** start **

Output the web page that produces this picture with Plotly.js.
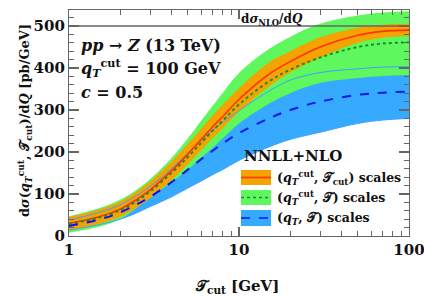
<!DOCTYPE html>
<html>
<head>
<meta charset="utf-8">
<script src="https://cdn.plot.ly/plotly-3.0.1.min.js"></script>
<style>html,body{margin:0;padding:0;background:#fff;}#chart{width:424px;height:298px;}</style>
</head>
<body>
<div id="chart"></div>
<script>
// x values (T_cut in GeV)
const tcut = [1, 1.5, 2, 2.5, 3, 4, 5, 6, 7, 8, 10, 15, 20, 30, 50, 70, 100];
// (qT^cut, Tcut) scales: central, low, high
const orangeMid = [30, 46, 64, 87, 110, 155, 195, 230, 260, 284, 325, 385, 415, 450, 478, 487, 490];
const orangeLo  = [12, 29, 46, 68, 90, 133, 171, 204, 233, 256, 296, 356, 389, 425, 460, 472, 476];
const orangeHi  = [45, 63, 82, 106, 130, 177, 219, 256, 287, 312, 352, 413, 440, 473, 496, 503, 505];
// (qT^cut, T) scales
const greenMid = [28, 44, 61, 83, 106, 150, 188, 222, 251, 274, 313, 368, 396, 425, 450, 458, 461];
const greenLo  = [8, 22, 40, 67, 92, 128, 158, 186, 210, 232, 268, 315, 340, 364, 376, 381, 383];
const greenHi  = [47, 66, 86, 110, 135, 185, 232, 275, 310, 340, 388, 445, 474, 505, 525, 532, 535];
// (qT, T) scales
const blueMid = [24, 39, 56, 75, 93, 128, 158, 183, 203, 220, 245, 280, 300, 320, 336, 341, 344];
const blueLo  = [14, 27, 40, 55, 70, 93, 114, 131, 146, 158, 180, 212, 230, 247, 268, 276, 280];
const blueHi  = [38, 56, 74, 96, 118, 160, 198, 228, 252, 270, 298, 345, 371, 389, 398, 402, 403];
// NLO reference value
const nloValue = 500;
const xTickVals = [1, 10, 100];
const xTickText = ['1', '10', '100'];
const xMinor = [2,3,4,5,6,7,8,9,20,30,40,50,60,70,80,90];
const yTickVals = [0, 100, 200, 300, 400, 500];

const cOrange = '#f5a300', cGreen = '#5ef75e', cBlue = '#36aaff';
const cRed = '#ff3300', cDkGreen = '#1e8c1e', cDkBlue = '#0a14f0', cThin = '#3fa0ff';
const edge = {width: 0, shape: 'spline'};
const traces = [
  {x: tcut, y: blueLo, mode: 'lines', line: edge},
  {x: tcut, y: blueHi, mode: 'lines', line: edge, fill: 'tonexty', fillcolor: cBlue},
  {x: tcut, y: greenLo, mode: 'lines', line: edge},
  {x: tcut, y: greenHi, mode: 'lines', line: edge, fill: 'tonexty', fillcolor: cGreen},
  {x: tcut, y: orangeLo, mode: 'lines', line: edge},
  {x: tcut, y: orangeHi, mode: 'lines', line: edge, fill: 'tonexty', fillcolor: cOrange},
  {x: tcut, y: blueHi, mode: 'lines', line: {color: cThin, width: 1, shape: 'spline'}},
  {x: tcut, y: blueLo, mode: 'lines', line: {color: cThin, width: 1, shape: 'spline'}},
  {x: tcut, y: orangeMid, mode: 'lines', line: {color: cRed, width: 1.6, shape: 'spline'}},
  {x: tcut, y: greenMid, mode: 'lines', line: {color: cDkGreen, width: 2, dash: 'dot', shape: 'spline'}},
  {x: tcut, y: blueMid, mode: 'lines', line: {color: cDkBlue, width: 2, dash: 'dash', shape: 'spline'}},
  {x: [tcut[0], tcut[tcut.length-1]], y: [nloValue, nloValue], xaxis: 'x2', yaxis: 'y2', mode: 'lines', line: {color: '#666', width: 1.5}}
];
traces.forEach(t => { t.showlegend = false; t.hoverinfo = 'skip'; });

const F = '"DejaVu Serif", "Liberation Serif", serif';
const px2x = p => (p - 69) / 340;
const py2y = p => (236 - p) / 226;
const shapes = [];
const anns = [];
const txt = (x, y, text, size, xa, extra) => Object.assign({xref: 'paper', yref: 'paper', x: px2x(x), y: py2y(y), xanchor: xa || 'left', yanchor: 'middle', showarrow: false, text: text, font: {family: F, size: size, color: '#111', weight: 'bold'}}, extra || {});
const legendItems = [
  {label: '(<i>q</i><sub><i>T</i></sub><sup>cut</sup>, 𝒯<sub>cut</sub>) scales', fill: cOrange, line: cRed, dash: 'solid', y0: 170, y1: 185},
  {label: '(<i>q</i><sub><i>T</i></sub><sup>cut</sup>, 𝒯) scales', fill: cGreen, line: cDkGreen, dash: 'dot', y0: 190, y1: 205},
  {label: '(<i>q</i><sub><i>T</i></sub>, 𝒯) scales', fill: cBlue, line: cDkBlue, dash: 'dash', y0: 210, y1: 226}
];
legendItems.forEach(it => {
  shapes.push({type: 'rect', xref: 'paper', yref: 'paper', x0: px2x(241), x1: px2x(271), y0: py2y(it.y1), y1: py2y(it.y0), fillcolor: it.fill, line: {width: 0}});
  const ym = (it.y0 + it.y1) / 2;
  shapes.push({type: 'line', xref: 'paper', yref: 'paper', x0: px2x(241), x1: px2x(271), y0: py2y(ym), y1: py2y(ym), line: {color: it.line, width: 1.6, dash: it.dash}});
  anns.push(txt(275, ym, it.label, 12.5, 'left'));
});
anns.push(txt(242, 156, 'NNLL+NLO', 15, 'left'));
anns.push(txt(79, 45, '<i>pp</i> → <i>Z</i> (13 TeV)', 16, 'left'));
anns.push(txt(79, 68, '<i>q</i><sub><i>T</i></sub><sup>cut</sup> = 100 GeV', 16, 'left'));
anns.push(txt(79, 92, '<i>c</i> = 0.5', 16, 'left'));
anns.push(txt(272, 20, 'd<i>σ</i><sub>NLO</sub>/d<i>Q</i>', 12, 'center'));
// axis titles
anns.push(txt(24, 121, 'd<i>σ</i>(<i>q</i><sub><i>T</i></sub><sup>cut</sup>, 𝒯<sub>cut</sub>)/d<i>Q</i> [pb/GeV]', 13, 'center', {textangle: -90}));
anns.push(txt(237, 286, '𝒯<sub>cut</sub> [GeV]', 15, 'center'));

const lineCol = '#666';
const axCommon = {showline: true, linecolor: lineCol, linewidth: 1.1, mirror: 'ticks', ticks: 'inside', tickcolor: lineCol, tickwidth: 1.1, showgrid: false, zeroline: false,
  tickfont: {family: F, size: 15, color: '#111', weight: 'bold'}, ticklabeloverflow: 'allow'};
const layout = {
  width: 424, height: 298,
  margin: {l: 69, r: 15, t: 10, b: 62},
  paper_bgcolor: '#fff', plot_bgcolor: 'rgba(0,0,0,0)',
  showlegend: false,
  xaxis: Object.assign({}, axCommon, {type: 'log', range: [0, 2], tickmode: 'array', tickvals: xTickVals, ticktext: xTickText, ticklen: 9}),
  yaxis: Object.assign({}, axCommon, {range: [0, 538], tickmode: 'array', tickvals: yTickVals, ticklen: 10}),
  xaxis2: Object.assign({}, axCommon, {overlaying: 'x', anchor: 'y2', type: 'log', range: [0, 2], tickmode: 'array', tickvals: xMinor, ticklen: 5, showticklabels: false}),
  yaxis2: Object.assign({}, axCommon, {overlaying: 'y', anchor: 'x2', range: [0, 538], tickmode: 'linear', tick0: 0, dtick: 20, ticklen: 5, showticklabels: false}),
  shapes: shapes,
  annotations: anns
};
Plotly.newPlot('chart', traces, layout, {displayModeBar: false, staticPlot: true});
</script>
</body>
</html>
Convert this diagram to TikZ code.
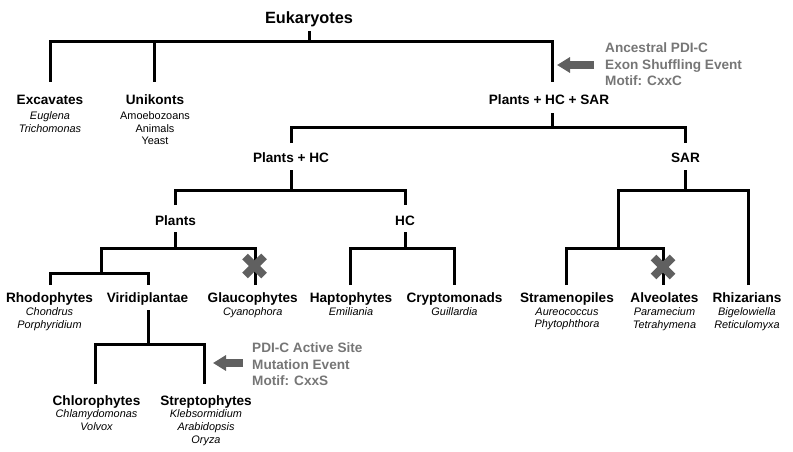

** end **

** To be done **
Work out the count of lines containing the word "this", then write only that count.

** The solution **
2